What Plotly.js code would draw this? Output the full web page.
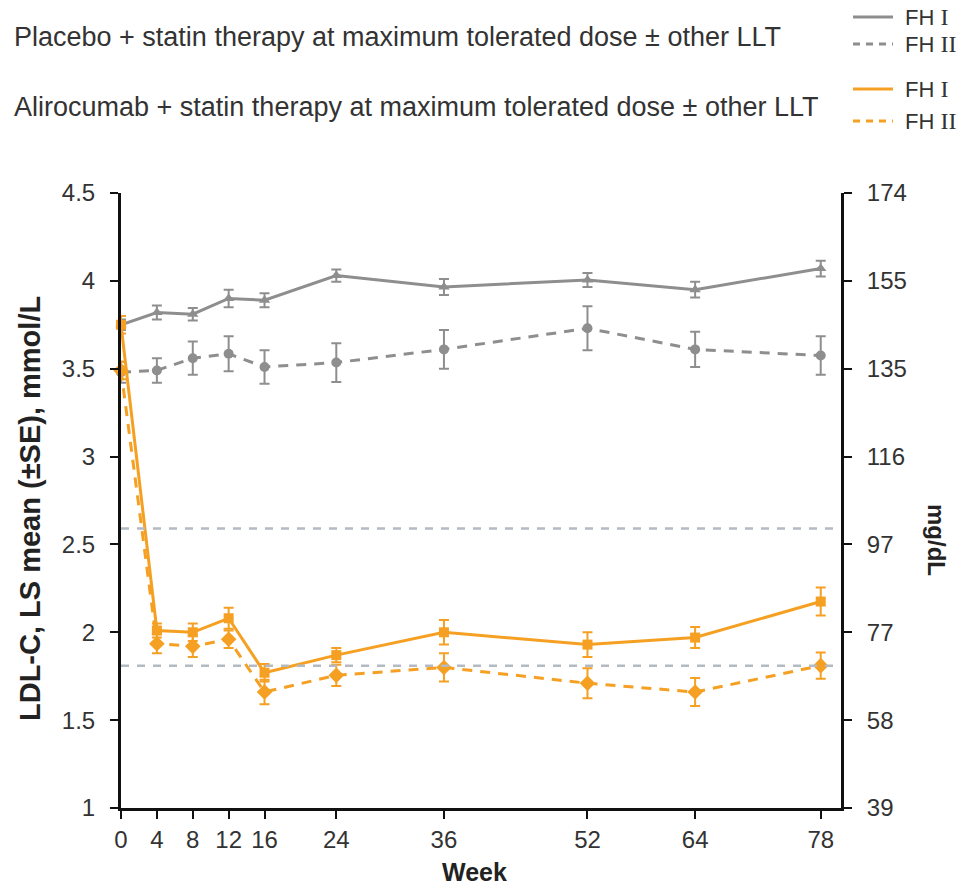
<!DOCTYPE html>
<html>
<head>
<meta charset="utf-8">
<script src="https://cdn.plot.ly/plotly-3.0.1.min.js"></script>
<style>html,body{margin:0;padding:0;background:#fff;}#chart{width:958px;height:889px;}</style>
</head>
<body>
<div id="chart"></div>
<script>
// ---- data ----
const weeks = [0, 4, 8, 12, 16, 24, 36, 52, 64, 78];
const weekTicks = [0, 4, 8, 12, 16, 24, 36, 52, 64, 78];

const placeboFH1 = [3.75, 3.82, 3.81, 3.90, 3.89, 4.03, 3.965, 4.005, 3.95, 4.07];
const placeboFH1Err = [0.03, 0.04, 0.035, 0.05, 0.04, 0.035, 0.045, 0.04, 0.045, 0.045];

const placeboFH2 = [3.48, 3.49, 3.56, 3.585, 3.51, 3.535, 3.61, 3.73, 3.61, 3.575];
const placeboFH2Err = [0.06, 0.07, 0.095, 0.10, 0.095, 0.11, 0.11, 0.125, 0.10, 0.11];

const aliroFH1 = [3.75, 2.01, 2.00, 2.08, 1.77, 1.87, 2.00, 1.93, 1.97, 2.175];
const aliroFH1Err = [0.05, 0.04, 0.05, 0.06, 0.05, 0.04, 0.07, 0.07, 0.06, 0.08];

const aliroFH2 = [3.49, 1.935, 1.92, 1.96, 1.66, 1.755, 1.80, 1.71, 1.66, 1.81];
const aliroFH2Err = [0.05, 0.055, 0.06, 0.05, 0.07, 0.06, 0.08, 0.085, 0.08, 0.075];

// target reference lines (mmol/L): 100 mg/dL and 70 mg/dL
const targetLines = [2.59, 1.81];

const mmolTicks = [1, 1.5, 2, 2.5, 3, 3.5, 4, 4.5];
const mmolTickText = ['1', '1.5', '2', '2.5', '3', '3.5', '4', '4.5'];
const mgdlTickText = ['39', '58', '77', '97', '116', '135', '155', '174'];

const xRange = [0, 80.26];
const yRange = [1, 4.5];

// ---- styles ----
const GREY = '#8e8e8e';
const ORANGE = '#f5a022';
const REF = '#b3bac2';
const FONT = 'Liberation Sans, Arial, sans-serif';
const TXT = '#333333';

function series(y, err, color, dash, symbol, size) {
  return {
    x: weeks, y: y, type: 'scatter', mode: 'lines+markers',
    line: {color: color, width: 3, dash: dash},
    marker: {color: color, symbol: symbol, size: size},
    error_y: {type: 'data', array: err, visible: true, color: color, thickness: 2, width: 5},
    cliponaxis: false, showlegend: false, hoverinfo: 'x+y'
  };
}

const traces = [];
targetLines.forEach(v => {
  traces.push({
    x: xRange, y: [v, v], type: 'scatter', mode: 'lines', yaxis: 'y2',
    line: {color: REF, width: 2.5, dash: '8px,8px'}, showlegend: false, hoverinfo: 'skip'
  });
});
traces.push(series(placeboFH2, placeboFH2Err, GREY, '10px,8px', 'circle', 10));
traces.push(series(placeboFH1, placeboFH1Err, GREY, 'solid', 'triangle-up', 10));
traces.push(series(aliroFH2, aliroFH2Err, ORANGE, '10px,8px', 'diamond', 12));
traces.push(series(aliroFH1, aliroFH1Err, ORANGE, 'solid', 'square', 10));

// plot area in px: left 121, right 841, top 193, bottom 808
const L = 121, R = 841, T = 193, B = 808;
const px = v => (v - L) / (R - L);
const py = v => (B - v) / (B - T);

const fhLabel = n => 'FH <span style="font-family:Liberation Serif, serif;font-size:24px">' + n + '</span>';

const legendRows = [
  {y: 17, color: GREY, dash: 'solid', label: fhLabel('I')},
  {y: 44, color: GREY, dash: 'dot', label: fhLabel('II')},
  {y: 89, color: ORANGE, dash: 'solid', label: fhLabel('I')},
  {y: 121, color: ORANGE, dash: 'dot', label: fhLabel('II')}
];

const shapes = legendRows.map(r => ({
  type: 'line', xref: 'paper', yref: 'paper',
  x0: px(853), x1: px(893), y0: py(r.y), y1: py(r.y),
  line: {color: r.color, width: 3, dash: r.dash === 'dot' ? '7px,6px' : 'solid'}
}));

const annotations = legendRows.map(r => ({
  xref: 'paper', yref: 'paper', x: px(903), y: py(r.y), xanchor: 'left', yanchor: 'middle',
  text: r.label, showarrow: false, font: {family: FONT, size: 22, color: TXT}
}));
annotations.push(
  {xref: 'paper', yref: 'paper', x: px(12), y: py(37), xanchor: 'left', yanchor: 'middle',
   text: 'Placebo + statin therapy at maximum tolerated dose ± other LLT', showarrow: false,
   font: {family: FONT, size: 27, color: TXT}},
  {xref: 'paper', yref: 'paper', x: px(12), y: py(107), xanchor: 'left', yanchor: 'middle',
   text: 'Alirocumab + statin therapy at maximum tolerated dose ± other LLT', showarrow: false,
   font: {family: FONT, size: 27, color: TXT}},
  {xref: 'paper', yref: 'paper', x: px(30), y: py(509), xanchor: 'center', yanchor: 'middle',
   textangle: -90, text: '<b>LDL-C, LS mean (±SE), mmol/L</b>', showarrow: false,
   font: {family: FONT, size: 29, color: '#222'}},
  {xref: 'paper', yref: 'paper', x: px(937), y: py(540), xanchor: 'center', yanchor: 'middle',
   textangle: 90, text: '<b>mg/dL</b>', showarrow: false,
   font: {family: FONT, size: 24, color: '#222'}},
  {xref: 'paper', yref: 'paper', x: px(474), y: py(872), xanchor: 'center', yanchor: 'middle',
   text: '<b>Week</b>', showarrow: false,
   font: {family: FONT, size: 25, color: '#222'}}
);

const axisCommon = {
  showline: true, linecolor: '#111', linewidth: 3,
  ticks: 'outside', ticklen: 8, tickwidth: 2, tickcolor: '#111',
  showgrid: false, zeroline: false,
  tickfont: {family: FONT, size: 24, color: TXT}, fixedrange: true
};

const layout = {
  width: 958, height: 889,
  margin: {l: L, r: 958 - R, t: T, b: 889 - B, pad: 0},
  paper_bgcolor: '#ffffff', plot_bgcolor: '#ffffff',
  font: {family: FONT, size: 20, color: TXT},
  showlegend: false,
  xaxis: Object.assign({}, axisCommon, {
    range: xRange, tickmode: 'array', tickvals: weekTicks, ticktext: weekTicks.map(String),
    ticklabelstandoff: 0
  }),
  yaxis: Object.assign({}, axisCommon, {
    range: yRange, tickmode: 'array', tickvals: mmolTicks, ticktext: mmolTickText,
    ticklabelstandoff: 10
  }),
  yaxis2: Object.assign({}, axisCommon, {
    range: yRange, overlaying: 'y', side: 'right', anchor: 'x',
    tickmode: 'array', tickvals: mmolTicks, ticktext: mgdlTickText,
    ticklabelstandoff: 10
  }),
  shapes: shapes,
  annotations: annotations
};

Plotly.newPlot('chart', traces, layout, {displayModeBar: false, staticPlot: true});
</script>
</body>
</html>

Objective: Transcribe the preceding listing in its entirety and with exact wording, leaving out pictures.

Task output:
What Plotly.js code would draw this? Output the full web page.
<!DOCTYPE html>
<html>
<head>
<meta charset="utf-8">
<script src="https://cdn.plot.ly/plotly-3.0.1.min.js"></script>
<style>html,body{margin:0;padding:0;background:#fff;}#chart{width:958px;height:889px;}</style>
</head>
<body>
<div id="chart"></div>
<script>
// ---- data ----
const weeks = [0, 4, 8, 12, 16, 24, 36, 52, 64, 78];
const weekTicks = [0, 4, 8, 12, 16, 24, 36, 52, 64, 78];

const placeboFH1 = [3.75, 3.82, 3.81, 3.90, 3.89, 4.03, 3.965, 4.005, 3.95, 4.07];
const placeboFH1Err = [0.03, 0.04, 0.035, 0.05, 0.04, 0.035, 0.045, 0.04, 0.045, 0.045];

const placeboFH2 = [3.48, 3.49, 3.56, 3.585, 3.51, 3.535, 3.61, 3.73, 3.61, 3.575];
const placeboFH2Err = [0.06, 0.07, 0.095, 0.10, 0.095, 0.11, 0.11, 0.125, 0.10, 0.11];

const aliroFH1 = [3.75, 2.01, 2.00, 2.08, 1.77, 1.87, 2.00, 1.93, 1.97, 2.175];
const aliroFH1Err = [0.05, 0.04, 0.05, 0.06, 0.05, 0.04, 0.07, 0.07, 0.06, 0.08];

const aliroFH2 = [3.49, 1.935, 1.92, 1.96, 1.66, 1.755, 1.80, 1.71, 1.66, 1.81];
const aliroFH2Err = [0.05, 0.055, 0.06, 0.05, 0.07, 0.06, 0.08, 0.085, 0.08, 0.075];

// target reference lines (mmol/L): 100 mg/dL and 70 mg/dL
const targetLines = [2.59, 1.81];

const mmolTicks = [1, 1.5, 2, 2.5, 3, 3.5, 4, 4.5];
const mmolTickText = ['1', '1.5', '2', '2.5', '3', '3.5', '4', '4.5'];
const mgdlTickText = ['39', '58', '77', '97', '116', '135', '155', '174'];

const xRange = [0, 80.26];
const yRange = [1, 4.5];

// ---- styles ----
const GREY = '#8e8e8e';
const ORANGE = '#f5a022';
const REF = '#b3bac2';
const FONT = 'Liberation Sans, Arial, sans-serif';
const TXT = '#333333';

function series(y, err, color, dash, symbol, size) {
  return {
    x: weeks, y: y, type: 'scatter', mode: 'lines+markers',
    line: {color: color, width: 3, dash: dash},
    marker: {color: color, symbol: symbol, size: size},
    error_y: {type: 'data', array: err, visible: true, color: color, thickness: 2, width: 5},
    cliponaxis: false, showlegend: false, hoverinfo: 'x+y'
  };
}

const traces = [];
targetLines.forEach(v => {
  traces.push({
    x: xRange, y: [v, v], type: 'scatter', mode: 'lines', yaxis: 'y2',
    line: {color: REF, width: 2.5, dash: '8px,8px'}, showlegend: false, hoverinfo: 'skip'
  });
});
traces.push(series(placeboFH2, placeboFH2Err, GREY, '10px,8px', 'circle', 10));
traces.push(series(placeboFH1, placeboFH1Err, GREY, 'solid', 'triangle-up', 10));
traces.push(series(aliroFH2, aliroFH2Err, ORANGE, '10px,8px', 'diamond', 12));
traces.push(series(aliroFH1, aliroFH1Err, ORANGE, 'solid', 'square', 10));

// plot area in px: left 121, right 841, top 193, bottom 808
const L = 121, R = 841, T = 193, B = 808;
const px = v => (v - L) / (R - L);
const py = v => (B - v) / (B - T);

const fhLabel = n => 'FH <span style="font-family:Liberation Serif, serif;font-size:24px">' + n + '</span>';

const legendRows = [
  {y: 17, color: GREY, dash: 'solid', label: fhLabel('I')},
  {y: 44, color: GREY, dash: 'dot', label: fhLabel('II')},
  {y: 89, color: ORANGE, dash: 'solid', label: fhLabel('I')},
  {y: 121, color: ORANGE, dash: 'dot', label: fhLabel('II')}
];

const shapes = legendRows.map(r => ({
  type: 'line', xref: 'paper', yref: 'paper',
  x0: px(853), x1: px(893), y0: py(r.y), y1: py(r.y),
  line: {color: r.color, width: 3, dash: r.dash === 'dot' ? '7px,6px' : 'solid'}
}));

const annotations = legendRows.map(r => ({
  xref: 'paper', yref: 'paper', x: px(903), y: py(r.y), xanchor: 'left', yanchor: 'middle',
  text: r.label, showarrow: false, font: {family: FONT, size: 22, color: TXT}
}));
annotations.push(
  {xref: 'paper', yref: 'paper', x: px(12), y: py(37), xanchor: 'left', yanchor: 'middle',
   text: 'Placebo + statin therapy at maximum tolerated dose ± other LLT', showarrow: false,
   font: {family: FONT, size: 27, color: TXT}},
  {xref: 'paper', yref: 'paper', x: px(12), y: py(107), xanchor: 'left', yanchor: 'middle',
   text: 'Alirocumab + statin therapy at maximum tolerated dose ± other LLT', showarrow: false,
   font: {family: FONT, size: 27, color: TXT}},
  {xref: 'paper', yref: 'paper', x: px(30), y: py(509), xanchor: 'center', yanchor: 'middle',
   textangle: -90, text: '<b>LDL-C, LS mean (±SE), mmol/L</b>', showarrow: false,
   font: {family: FONT, size: 29, color: '#222'}},
  {xref: 'paper', yref: 'paper', x: px(937), y: py(540), xanchor: 'center', yanchor: 'middle',
   textangle: 90, text: '<b>mg/dL</b>', showarrow: false,
   font: {family: FONT, size: 24, color: '#222'}},
  {xref: 'paper', yref: 'paper', x: px(474), y: py(872), xanchor: 'center', yanchor: 'middle',
   text: '<b>Week</b>', showarrow: false,
   font: {family: FONT, size: 25, color: '#222'}}
);

const axisCommon = {
  showline: true, linecolor: '#111', linewidth: 3,
  ticks: 'outside', ticklen: 8, tickwidth: 2, tickcolor: '#111',
  showgrid: false, zeroline: false,
  tickfont: {family: FONT, size: 24, color: TXT}, fixedrange: true
};

const layout = {
  width: 958, height: 889,
  margin: {l: L, r: 958 - R, t: T, b: 889 - B, pad: 0},
  paper_bgcolor: '#ffffff', plot_bgcolor: '#ffffff',
  font: {family: FONT, size: 20, color: TXT},
  showlegend: false,
  xaxis: Object.assign({}, axisCommon, {
    range: xRange, tickmode: 'array', tickvals: weekTicks, ticktext: weekTicks.map(String),
    ticklabelstandoff: 0
  }),
  yaxis: Object.assign({}, axisCommon, {
    range: yRange, tickmode: 'array', tickvals: mmolTicks, ticktext: mmolTickText,
    ticklabelstandoff: 10
  }),
  yaxis2: Object.assign({}, axisCommon, {
    range: yRange, overlaying: 'y', side: 'right', anchor: 'x',
    tickmode: 'array', tickvals: mmolTicks, ticktext: mgdlTickText,
    ticklabelstandoff: 10
  }),
  shapes: shapes,
  annotations: annotations
};

Plotly.newPlot('chart', traces, layout, {displayModeBar: false, staticPlot: true});
</script>
</body>
</html>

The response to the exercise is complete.